[Required task]:
Give the number of lines in the listing below that include the word "this", with nothing more.

[Given information]:

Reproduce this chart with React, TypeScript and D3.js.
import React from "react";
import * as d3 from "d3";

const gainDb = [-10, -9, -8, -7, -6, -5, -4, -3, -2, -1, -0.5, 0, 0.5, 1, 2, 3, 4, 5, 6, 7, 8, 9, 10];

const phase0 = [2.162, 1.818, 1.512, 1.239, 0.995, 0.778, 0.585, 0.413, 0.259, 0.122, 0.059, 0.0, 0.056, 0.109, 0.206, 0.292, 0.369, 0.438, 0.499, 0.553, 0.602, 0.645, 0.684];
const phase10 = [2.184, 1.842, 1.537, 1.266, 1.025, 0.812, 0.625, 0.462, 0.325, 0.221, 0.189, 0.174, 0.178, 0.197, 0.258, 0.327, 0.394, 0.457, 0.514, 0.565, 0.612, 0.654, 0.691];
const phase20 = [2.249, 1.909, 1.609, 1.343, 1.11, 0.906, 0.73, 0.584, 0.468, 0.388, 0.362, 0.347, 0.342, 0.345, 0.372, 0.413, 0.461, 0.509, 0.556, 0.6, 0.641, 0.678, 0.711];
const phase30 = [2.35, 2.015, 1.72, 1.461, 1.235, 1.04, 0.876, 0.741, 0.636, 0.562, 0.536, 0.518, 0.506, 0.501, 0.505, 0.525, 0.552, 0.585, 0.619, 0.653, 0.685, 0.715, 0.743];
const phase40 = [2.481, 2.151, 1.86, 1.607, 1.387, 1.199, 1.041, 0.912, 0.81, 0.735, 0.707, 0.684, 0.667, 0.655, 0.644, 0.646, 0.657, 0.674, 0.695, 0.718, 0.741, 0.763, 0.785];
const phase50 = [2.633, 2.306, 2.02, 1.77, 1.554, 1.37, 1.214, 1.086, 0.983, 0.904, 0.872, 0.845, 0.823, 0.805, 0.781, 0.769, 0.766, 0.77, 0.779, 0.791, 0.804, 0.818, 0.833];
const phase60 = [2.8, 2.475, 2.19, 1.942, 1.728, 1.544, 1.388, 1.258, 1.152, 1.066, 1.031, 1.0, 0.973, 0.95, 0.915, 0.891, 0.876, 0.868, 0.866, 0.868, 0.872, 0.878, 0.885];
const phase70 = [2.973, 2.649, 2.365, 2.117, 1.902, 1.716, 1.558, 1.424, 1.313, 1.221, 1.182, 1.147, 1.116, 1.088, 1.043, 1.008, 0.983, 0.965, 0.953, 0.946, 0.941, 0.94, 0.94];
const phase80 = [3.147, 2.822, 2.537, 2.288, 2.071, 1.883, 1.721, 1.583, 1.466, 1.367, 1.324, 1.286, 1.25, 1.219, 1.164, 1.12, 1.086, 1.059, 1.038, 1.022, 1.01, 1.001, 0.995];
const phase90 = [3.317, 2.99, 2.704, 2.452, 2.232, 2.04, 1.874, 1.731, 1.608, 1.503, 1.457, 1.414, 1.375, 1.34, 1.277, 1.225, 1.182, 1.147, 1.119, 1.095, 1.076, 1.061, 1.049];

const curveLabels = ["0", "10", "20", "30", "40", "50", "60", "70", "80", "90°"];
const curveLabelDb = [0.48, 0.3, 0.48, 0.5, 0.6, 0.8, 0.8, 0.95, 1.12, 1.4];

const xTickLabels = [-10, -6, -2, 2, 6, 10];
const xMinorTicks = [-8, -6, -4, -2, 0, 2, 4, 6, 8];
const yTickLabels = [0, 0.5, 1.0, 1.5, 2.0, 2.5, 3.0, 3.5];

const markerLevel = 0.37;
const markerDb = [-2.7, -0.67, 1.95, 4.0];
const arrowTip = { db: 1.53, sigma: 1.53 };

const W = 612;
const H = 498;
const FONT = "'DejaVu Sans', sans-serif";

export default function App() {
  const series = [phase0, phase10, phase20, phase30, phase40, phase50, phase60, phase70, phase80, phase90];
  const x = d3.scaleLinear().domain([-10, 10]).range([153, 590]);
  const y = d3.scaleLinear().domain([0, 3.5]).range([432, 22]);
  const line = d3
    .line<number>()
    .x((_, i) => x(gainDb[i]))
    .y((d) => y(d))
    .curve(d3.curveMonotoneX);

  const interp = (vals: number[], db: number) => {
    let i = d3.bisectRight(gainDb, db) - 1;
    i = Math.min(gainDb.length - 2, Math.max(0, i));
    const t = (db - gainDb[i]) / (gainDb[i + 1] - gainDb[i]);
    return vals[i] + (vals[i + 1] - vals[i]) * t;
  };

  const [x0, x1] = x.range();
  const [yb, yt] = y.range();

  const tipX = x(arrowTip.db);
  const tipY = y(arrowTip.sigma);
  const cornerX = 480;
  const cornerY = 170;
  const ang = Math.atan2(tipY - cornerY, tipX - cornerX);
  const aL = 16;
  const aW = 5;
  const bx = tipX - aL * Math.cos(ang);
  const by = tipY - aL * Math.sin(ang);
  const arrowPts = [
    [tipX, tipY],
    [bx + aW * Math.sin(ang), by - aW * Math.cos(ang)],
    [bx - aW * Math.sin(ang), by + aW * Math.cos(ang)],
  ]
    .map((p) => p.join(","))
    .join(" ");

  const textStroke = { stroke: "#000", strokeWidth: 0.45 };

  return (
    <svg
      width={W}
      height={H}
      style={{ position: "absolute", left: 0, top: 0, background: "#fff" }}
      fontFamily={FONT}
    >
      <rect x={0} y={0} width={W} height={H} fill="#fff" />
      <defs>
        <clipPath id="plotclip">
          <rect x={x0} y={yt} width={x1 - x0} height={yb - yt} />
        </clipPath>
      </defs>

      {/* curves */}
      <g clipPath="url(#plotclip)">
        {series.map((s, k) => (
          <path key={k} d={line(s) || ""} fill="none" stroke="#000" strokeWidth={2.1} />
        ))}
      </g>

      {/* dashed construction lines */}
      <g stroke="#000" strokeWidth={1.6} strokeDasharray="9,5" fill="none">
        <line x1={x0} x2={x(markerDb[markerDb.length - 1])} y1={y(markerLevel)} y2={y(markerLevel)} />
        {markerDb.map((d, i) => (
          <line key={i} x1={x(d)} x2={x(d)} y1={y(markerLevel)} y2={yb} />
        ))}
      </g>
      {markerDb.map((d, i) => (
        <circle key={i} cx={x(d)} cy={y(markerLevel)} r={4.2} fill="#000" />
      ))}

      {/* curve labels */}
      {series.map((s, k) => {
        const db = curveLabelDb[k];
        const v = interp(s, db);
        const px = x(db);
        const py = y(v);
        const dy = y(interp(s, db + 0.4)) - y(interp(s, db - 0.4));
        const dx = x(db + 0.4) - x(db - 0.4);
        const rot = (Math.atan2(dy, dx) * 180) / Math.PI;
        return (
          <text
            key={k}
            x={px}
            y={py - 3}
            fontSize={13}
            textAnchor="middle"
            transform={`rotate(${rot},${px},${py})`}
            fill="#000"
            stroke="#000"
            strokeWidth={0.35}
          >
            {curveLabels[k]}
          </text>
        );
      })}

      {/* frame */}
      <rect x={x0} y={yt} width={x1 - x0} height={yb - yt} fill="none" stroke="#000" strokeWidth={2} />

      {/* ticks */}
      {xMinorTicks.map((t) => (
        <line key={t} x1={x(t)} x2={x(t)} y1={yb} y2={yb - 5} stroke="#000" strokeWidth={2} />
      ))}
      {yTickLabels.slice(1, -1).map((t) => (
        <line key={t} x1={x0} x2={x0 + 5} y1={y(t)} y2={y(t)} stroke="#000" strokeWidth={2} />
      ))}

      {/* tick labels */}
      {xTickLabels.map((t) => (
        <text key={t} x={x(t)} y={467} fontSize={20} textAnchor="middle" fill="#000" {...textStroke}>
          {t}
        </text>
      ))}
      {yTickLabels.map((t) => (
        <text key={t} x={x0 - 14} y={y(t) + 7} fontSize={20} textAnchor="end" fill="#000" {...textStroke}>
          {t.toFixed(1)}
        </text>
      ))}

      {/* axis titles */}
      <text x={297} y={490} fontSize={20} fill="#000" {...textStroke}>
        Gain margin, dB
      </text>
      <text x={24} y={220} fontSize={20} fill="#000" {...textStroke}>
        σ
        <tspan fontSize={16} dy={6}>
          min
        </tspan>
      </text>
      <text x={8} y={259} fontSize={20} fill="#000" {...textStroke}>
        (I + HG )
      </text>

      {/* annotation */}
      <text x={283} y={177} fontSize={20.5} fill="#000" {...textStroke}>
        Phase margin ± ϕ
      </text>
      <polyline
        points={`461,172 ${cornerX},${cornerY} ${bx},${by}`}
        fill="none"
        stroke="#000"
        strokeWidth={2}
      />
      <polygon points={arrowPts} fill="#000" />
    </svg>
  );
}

...

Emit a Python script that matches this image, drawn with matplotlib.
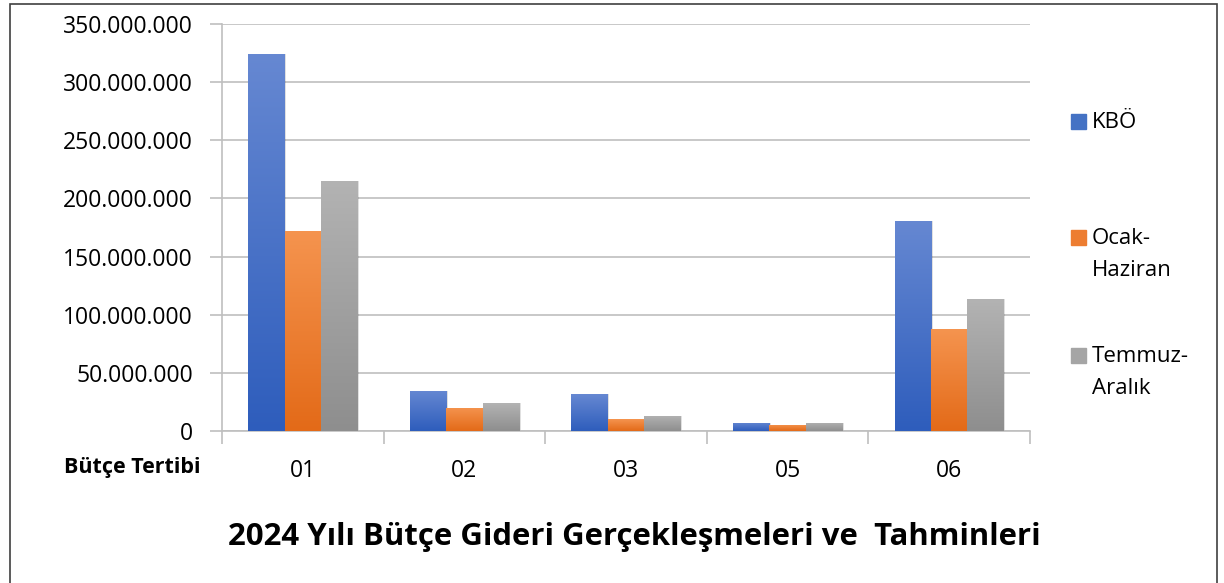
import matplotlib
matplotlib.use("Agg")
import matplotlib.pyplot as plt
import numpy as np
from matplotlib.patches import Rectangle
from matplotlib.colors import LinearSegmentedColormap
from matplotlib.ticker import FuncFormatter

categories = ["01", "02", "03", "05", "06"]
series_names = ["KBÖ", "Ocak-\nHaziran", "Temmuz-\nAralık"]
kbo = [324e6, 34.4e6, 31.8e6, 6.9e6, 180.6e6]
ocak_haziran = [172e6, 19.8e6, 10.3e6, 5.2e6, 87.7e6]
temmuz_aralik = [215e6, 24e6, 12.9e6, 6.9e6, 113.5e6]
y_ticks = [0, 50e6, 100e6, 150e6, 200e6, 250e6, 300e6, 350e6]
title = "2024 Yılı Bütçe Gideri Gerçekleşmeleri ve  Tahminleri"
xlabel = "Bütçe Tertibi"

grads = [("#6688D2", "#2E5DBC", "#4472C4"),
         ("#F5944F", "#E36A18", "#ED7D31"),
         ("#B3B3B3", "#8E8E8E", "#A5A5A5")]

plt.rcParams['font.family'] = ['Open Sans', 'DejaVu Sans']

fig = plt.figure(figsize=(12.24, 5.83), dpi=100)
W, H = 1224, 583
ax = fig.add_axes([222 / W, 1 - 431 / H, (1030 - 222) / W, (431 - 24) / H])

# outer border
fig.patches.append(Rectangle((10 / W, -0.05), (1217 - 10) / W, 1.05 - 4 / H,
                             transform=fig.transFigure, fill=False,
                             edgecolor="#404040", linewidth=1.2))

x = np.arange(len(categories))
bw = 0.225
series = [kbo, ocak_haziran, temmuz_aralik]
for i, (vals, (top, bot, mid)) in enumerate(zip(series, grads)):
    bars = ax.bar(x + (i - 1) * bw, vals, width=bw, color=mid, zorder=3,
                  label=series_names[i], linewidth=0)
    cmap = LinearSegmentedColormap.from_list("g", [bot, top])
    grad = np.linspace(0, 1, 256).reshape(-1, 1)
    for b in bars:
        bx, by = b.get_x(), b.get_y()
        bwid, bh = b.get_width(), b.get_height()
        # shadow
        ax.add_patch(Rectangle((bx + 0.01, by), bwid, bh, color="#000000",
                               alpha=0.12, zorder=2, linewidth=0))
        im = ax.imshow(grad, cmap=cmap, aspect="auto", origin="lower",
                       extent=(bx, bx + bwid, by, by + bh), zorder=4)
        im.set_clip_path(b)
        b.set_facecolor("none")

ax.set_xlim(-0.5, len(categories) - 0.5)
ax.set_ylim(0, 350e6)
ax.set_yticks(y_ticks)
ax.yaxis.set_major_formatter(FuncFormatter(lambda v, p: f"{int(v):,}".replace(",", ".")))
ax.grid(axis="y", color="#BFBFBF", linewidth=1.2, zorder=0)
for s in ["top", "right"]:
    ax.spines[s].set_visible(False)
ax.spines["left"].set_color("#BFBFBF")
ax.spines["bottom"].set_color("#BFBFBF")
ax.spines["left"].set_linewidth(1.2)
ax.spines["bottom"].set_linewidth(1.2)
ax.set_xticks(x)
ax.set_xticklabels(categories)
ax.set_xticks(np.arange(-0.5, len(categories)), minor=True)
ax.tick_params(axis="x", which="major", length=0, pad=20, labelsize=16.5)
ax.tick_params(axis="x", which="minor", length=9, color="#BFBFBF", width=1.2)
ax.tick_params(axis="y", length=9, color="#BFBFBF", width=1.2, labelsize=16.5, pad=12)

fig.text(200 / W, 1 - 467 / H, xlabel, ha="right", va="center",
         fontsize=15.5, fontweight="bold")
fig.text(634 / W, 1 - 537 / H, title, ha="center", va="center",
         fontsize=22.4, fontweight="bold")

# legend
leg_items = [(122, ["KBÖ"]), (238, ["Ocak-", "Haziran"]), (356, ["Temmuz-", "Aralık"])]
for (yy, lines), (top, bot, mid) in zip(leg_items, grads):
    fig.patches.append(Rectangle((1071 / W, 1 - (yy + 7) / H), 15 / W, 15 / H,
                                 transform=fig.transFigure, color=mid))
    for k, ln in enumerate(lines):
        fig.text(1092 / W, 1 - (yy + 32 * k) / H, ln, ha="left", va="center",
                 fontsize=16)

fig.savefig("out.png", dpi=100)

* * *

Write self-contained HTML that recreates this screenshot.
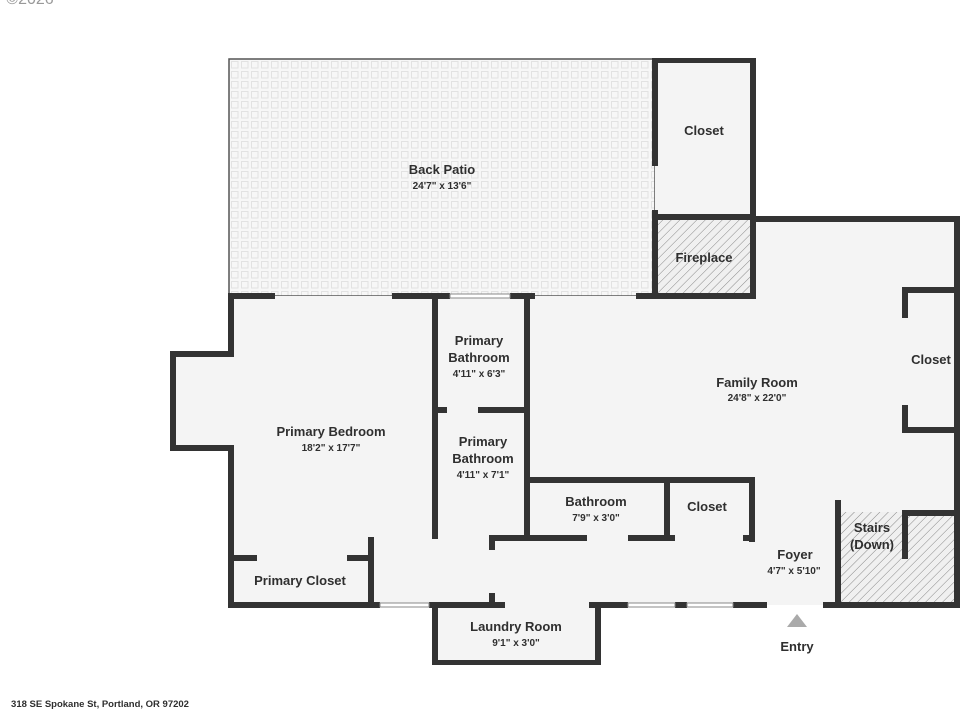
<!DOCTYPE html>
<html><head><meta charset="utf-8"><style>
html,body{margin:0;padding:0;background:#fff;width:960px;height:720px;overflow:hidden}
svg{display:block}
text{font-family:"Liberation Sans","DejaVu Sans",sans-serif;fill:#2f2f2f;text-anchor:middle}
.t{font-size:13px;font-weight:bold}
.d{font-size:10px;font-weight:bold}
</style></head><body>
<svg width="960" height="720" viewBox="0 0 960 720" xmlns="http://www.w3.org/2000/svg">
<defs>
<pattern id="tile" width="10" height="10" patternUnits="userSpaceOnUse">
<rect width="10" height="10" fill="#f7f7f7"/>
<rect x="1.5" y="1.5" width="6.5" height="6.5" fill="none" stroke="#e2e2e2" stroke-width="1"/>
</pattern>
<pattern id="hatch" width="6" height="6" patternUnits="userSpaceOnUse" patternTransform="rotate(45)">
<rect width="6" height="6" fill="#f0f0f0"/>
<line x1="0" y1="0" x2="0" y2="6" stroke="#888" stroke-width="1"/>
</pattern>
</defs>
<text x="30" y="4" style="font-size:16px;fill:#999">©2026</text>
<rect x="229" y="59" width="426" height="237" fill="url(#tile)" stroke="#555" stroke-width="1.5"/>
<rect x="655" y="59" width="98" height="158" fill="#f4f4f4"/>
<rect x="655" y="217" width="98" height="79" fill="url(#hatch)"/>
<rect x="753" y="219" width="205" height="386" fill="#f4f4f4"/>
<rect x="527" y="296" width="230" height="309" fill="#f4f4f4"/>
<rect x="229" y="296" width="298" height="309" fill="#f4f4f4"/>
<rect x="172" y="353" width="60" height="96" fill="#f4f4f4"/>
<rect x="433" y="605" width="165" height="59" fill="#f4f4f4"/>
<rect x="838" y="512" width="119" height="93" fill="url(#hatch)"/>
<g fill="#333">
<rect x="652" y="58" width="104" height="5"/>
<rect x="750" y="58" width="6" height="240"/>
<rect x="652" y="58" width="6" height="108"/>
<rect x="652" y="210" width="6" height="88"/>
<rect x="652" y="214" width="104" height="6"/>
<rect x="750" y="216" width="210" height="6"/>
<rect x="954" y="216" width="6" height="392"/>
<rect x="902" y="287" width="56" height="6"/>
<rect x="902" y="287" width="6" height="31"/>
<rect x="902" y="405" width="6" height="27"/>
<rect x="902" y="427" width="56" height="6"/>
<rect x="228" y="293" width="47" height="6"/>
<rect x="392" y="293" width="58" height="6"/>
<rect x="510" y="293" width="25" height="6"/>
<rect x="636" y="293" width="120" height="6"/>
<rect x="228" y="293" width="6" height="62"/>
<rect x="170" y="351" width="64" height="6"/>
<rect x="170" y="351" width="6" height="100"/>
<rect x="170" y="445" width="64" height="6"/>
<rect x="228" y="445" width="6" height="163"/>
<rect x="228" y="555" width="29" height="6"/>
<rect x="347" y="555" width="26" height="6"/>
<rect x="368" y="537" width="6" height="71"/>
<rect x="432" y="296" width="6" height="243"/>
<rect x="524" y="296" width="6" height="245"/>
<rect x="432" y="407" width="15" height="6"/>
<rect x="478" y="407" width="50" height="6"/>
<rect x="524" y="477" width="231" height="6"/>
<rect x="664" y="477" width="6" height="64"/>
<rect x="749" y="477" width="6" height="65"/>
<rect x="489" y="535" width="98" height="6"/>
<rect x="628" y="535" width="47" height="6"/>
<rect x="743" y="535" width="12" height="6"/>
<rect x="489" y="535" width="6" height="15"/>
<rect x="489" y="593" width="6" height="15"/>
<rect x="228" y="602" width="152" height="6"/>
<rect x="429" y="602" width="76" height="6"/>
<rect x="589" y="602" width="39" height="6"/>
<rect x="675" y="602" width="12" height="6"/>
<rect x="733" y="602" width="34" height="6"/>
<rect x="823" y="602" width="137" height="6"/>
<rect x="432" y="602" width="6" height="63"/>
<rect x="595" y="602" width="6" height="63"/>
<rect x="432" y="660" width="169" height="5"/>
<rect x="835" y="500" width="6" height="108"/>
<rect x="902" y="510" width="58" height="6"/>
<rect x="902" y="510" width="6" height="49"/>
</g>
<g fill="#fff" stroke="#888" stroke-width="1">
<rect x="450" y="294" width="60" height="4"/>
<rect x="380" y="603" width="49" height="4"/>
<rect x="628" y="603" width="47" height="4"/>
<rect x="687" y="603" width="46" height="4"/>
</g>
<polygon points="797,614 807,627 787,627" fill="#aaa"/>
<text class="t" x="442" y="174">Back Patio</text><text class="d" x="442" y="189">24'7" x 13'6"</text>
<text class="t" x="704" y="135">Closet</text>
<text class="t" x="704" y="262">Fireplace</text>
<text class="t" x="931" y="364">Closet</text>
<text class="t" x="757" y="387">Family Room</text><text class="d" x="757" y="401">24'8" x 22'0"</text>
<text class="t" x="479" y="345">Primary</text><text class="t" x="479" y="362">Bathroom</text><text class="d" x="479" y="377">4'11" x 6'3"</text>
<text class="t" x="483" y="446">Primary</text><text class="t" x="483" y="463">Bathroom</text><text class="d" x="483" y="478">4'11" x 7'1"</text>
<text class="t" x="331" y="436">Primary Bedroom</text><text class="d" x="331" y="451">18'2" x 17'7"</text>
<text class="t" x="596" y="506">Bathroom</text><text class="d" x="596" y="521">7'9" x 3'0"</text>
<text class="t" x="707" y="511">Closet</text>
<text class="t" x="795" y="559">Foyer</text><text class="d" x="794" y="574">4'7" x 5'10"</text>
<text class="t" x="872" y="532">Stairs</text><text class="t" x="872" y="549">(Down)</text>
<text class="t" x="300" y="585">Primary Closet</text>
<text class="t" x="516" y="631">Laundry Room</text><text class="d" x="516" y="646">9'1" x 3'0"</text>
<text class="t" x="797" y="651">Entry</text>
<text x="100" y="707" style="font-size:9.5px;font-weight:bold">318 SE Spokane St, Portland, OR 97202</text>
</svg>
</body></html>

[Final answer]:
3